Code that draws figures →
---+---
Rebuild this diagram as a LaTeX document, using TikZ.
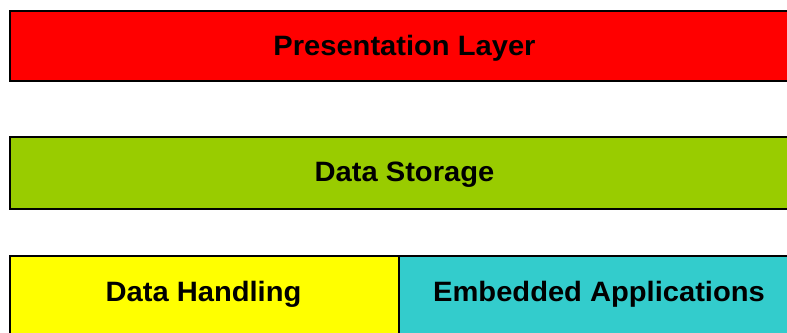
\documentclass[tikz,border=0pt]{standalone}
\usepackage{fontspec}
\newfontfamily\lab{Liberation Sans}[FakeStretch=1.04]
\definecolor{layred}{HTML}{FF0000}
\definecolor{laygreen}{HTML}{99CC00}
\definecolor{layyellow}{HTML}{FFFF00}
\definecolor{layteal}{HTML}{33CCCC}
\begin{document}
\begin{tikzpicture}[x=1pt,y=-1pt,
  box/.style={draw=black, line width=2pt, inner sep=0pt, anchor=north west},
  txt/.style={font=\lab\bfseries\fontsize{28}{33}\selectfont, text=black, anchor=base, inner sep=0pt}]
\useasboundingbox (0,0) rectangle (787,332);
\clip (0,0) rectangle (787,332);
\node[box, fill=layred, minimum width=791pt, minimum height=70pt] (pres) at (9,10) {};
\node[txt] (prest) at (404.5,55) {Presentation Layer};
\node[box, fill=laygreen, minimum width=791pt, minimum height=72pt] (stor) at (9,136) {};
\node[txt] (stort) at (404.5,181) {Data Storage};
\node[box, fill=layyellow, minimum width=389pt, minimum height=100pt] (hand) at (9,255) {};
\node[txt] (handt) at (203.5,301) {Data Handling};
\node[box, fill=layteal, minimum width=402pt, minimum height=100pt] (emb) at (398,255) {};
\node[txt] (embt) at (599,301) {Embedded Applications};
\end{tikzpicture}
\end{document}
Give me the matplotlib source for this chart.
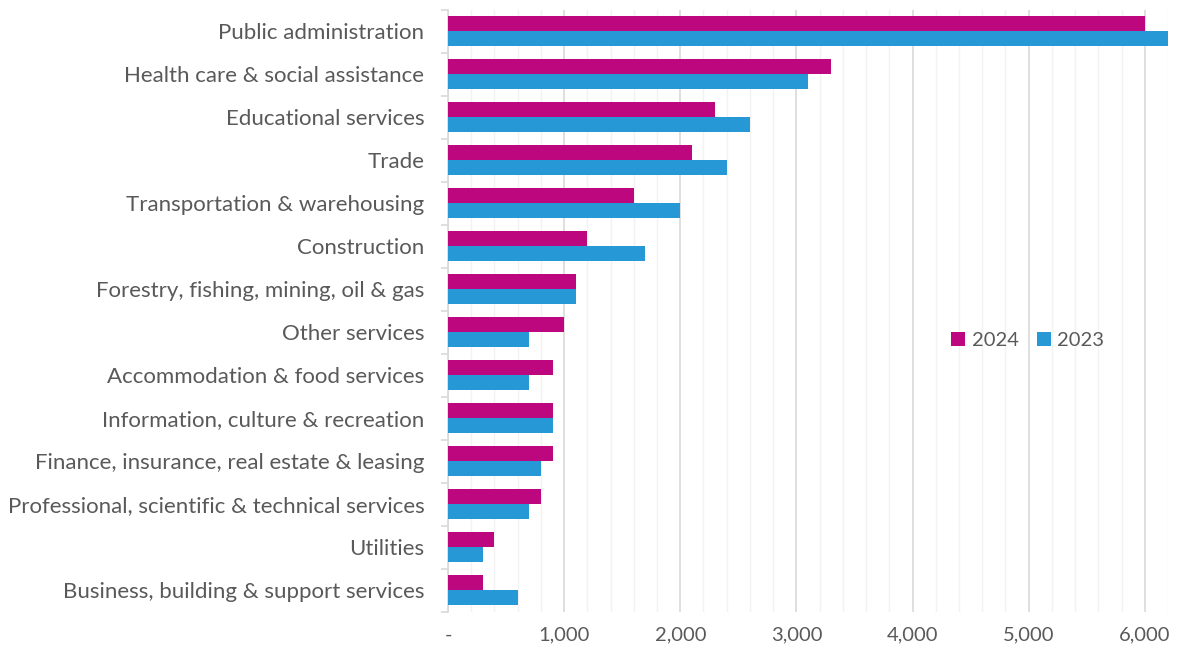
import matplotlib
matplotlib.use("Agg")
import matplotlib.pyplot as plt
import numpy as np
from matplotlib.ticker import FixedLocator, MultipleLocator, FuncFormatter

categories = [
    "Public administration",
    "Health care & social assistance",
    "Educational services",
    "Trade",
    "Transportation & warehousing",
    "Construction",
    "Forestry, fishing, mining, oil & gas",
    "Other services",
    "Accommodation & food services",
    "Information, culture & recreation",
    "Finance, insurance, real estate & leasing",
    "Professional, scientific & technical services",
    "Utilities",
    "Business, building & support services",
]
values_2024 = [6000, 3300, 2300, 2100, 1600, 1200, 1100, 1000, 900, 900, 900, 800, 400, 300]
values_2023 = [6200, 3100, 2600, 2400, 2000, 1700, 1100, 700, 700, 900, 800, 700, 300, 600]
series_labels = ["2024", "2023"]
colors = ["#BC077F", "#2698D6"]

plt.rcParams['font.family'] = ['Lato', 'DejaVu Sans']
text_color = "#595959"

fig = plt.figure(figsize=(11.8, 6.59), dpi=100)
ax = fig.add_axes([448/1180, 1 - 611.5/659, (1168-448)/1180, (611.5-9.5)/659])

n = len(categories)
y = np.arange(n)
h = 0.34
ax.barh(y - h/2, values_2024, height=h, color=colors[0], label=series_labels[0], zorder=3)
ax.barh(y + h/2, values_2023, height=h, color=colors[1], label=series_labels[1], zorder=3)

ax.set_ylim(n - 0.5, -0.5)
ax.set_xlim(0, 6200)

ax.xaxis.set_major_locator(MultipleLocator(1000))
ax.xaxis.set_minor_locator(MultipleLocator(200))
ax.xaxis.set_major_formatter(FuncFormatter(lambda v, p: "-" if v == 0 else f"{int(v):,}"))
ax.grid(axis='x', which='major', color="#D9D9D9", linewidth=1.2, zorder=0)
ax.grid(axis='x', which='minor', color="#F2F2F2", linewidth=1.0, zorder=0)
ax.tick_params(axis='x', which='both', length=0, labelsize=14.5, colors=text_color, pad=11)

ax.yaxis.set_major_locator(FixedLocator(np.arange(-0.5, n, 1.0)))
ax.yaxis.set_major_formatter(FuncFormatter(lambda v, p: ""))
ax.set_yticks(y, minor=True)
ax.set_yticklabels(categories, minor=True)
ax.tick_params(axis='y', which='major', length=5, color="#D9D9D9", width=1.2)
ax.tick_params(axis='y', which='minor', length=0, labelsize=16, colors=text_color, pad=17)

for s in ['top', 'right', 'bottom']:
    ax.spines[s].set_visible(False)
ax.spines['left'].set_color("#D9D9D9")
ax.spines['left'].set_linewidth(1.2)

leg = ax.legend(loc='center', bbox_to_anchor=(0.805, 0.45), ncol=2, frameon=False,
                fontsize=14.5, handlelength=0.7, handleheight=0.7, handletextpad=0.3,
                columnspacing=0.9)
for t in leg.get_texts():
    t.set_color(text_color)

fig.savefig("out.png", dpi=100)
---+---
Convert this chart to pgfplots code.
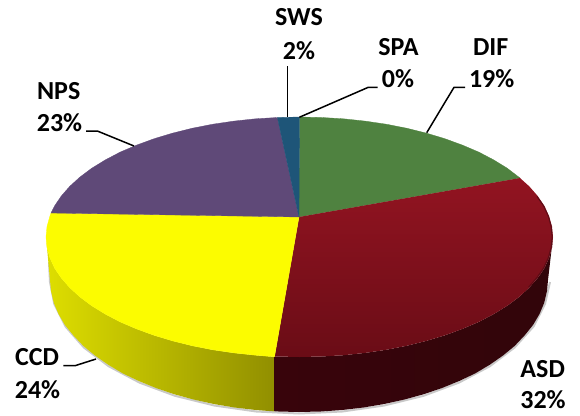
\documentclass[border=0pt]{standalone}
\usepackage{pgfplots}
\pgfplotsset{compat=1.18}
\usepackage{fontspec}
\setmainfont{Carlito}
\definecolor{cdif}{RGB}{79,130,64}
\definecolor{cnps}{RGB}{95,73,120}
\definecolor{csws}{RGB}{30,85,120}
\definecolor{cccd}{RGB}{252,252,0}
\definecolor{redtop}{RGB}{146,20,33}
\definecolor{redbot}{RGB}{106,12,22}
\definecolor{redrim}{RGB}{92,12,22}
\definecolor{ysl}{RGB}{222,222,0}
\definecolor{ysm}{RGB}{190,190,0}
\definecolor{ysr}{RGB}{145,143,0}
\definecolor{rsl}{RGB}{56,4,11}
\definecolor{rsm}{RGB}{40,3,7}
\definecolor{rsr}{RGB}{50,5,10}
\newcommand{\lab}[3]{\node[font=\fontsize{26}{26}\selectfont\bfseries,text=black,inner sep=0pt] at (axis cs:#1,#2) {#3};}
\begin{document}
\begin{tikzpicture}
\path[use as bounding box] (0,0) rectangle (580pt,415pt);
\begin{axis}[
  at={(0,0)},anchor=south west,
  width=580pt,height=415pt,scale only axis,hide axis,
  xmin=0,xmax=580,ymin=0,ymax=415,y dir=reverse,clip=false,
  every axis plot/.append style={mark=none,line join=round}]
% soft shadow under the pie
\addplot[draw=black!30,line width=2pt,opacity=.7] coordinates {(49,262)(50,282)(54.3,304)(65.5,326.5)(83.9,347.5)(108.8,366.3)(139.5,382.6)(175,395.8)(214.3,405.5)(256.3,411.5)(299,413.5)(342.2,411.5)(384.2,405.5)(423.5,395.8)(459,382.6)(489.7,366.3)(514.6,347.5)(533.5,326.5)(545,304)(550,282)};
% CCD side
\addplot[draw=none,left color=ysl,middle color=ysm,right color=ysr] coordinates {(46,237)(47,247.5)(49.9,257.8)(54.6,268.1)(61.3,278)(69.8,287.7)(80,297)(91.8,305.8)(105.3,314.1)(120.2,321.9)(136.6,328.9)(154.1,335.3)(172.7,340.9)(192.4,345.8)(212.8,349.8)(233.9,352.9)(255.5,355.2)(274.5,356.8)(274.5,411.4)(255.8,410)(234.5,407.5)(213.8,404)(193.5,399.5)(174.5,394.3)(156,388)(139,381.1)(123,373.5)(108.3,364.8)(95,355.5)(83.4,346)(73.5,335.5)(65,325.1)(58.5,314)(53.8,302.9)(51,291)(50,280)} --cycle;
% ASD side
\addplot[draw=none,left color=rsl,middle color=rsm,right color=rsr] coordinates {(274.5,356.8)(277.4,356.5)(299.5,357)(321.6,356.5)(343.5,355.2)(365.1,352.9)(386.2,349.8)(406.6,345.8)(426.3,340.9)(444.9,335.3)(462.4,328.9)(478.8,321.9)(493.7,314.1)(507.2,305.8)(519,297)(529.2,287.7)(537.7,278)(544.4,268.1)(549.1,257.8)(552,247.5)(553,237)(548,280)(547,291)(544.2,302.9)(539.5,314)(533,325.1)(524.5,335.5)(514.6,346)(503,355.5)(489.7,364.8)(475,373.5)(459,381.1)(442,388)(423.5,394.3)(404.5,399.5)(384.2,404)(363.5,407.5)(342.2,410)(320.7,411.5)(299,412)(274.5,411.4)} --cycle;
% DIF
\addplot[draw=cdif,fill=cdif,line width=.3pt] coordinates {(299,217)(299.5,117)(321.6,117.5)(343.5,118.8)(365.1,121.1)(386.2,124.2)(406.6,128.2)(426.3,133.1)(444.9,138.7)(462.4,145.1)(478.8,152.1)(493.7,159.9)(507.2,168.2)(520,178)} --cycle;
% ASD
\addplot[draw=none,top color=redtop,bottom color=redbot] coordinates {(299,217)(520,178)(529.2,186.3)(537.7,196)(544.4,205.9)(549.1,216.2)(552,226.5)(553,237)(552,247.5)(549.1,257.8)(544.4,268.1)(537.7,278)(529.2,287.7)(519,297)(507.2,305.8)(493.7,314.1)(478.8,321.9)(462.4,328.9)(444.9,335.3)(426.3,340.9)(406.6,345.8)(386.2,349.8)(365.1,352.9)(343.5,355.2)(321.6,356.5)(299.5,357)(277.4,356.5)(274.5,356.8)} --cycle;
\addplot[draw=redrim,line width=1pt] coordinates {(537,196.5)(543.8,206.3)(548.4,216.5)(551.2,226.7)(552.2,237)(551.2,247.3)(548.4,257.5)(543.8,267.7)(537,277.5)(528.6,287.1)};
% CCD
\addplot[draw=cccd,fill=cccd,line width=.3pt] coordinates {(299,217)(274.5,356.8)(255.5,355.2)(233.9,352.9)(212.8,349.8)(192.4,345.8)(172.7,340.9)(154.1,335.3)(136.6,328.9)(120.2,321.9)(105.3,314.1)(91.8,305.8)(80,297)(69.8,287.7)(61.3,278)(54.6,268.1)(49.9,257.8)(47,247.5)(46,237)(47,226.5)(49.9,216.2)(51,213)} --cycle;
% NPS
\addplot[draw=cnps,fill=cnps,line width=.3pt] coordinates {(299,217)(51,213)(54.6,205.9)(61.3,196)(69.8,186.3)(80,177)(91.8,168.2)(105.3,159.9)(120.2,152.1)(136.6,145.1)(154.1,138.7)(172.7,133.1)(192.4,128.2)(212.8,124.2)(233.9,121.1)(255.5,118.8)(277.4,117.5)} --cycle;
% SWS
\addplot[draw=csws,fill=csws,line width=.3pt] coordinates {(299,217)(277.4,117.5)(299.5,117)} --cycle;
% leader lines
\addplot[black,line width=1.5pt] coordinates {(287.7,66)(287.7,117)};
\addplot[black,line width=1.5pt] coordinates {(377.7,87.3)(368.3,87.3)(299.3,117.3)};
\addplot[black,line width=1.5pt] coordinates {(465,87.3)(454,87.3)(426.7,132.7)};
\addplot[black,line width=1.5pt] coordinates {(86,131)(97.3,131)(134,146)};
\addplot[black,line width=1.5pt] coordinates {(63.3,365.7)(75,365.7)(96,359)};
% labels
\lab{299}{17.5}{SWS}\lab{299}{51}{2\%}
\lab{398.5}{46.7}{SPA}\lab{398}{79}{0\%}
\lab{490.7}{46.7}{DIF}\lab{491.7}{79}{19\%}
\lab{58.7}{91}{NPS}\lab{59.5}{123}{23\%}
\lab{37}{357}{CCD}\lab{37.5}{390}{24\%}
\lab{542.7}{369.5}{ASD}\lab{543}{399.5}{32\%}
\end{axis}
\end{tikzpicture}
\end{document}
---+---
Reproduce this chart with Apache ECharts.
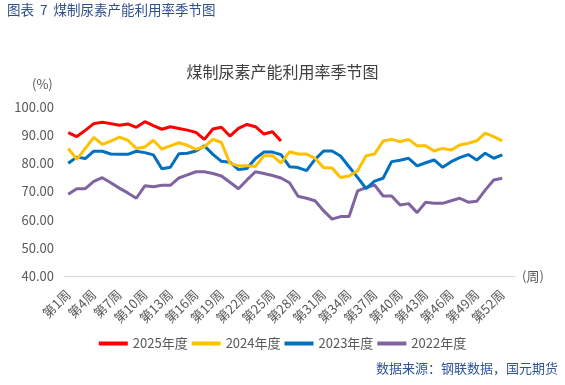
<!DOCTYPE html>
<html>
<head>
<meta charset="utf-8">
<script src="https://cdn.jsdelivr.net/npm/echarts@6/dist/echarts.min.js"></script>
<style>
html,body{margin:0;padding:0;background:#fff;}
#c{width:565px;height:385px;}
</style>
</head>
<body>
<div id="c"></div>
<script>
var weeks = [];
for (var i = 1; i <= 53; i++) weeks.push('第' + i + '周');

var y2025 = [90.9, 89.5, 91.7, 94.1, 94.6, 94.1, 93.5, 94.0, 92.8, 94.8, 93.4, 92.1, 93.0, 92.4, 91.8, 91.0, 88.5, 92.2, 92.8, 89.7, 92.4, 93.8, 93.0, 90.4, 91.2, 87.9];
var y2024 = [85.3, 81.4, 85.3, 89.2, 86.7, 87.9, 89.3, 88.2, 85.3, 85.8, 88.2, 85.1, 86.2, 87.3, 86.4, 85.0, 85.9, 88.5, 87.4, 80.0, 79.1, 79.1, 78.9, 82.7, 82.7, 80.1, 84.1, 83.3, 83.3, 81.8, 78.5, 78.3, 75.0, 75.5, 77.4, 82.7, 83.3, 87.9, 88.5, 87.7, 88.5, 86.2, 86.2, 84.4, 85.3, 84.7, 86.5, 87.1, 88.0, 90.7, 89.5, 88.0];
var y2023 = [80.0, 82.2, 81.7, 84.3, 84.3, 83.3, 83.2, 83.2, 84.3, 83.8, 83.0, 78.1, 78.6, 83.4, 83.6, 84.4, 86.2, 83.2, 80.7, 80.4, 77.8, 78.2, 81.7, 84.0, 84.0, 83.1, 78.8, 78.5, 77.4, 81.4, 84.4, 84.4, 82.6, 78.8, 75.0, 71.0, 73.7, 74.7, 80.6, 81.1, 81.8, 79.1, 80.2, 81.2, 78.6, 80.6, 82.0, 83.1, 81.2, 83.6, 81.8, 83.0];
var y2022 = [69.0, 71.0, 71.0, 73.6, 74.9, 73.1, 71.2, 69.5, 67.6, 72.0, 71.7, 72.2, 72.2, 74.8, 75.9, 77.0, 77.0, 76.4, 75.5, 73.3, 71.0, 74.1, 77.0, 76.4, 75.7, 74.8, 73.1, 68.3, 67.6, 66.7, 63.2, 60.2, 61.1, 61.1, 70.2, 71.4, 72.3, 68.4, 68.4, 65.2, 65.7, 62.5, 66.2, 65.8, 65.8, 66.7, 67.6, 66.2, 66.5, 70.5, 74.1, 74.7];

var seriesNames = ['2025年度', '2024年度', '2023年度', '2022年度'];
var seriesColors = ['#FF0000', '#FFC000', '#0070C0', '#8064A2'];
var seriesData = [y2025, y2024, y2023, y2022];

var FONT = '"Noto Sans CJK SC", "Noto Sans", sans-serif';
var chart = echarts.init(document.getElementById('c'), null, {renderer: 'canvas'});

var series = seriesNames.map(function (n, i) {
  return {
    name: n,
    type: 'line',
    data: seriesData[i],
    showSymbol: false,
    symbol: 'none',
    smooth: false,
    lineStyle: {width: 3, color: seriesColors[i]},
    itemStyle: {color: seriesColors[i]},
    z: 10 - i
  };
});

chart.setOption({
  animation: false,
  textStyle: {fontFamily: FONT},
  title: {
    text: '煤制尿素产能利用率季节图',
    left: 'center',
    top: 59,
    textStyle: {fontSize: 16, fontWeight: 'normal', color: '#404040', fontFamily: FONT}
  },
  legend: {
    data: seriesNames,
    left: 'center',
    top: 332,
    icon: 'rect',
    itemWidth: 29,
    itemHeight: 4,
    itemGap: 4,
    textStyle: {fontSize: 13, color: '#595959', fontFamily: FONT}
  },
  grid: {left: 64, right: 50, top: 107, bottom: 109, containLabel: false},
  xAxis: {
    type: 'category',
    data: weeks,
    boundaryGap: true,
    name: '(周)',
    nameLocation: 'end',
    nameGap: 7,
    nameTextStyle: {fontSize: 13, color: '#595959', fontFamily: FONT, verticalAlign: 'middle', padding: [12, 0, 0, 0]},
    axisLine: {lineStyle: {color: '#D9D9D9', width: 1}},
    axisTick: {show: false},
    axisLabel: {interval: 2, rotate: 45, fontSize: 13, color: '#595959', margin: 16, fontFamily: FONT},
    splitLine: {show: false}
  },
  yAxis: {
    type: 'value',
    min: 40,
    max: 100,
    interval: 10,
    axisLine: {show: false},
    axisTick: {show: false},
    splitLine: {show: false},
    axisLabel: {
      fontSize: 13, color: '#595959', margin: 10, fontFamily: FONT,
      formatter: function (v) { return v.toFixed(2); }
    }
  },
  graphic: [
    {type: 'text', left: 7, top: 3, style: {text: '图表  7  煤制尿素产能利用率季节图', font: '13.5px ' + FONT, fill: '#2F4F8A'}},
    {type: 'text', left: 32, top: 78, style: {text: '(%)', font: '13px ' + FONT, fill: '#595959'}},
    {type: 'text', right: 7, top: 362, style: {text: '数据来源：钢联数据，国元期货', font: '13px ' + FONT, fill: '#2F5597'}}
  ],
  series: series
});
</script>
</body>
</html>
---+---
EXERCISE DIRECTIONS → Keep the pictures out, and extract only the lines that begin at the one containing "Give me the matplotlib source for this chart." and end at the one containing "from matplotlib.ticker import", inclusive.

ANSWER TO THE EXERCISE →
Give me the matplotlib source for this chart.
import matplotlib
matplotlib.use("Agg")
import matplotlib.pyplot as plt
import numpy as np
from matplotlib.ticker import FixedLocator, MultipleLocator, FuncFormatter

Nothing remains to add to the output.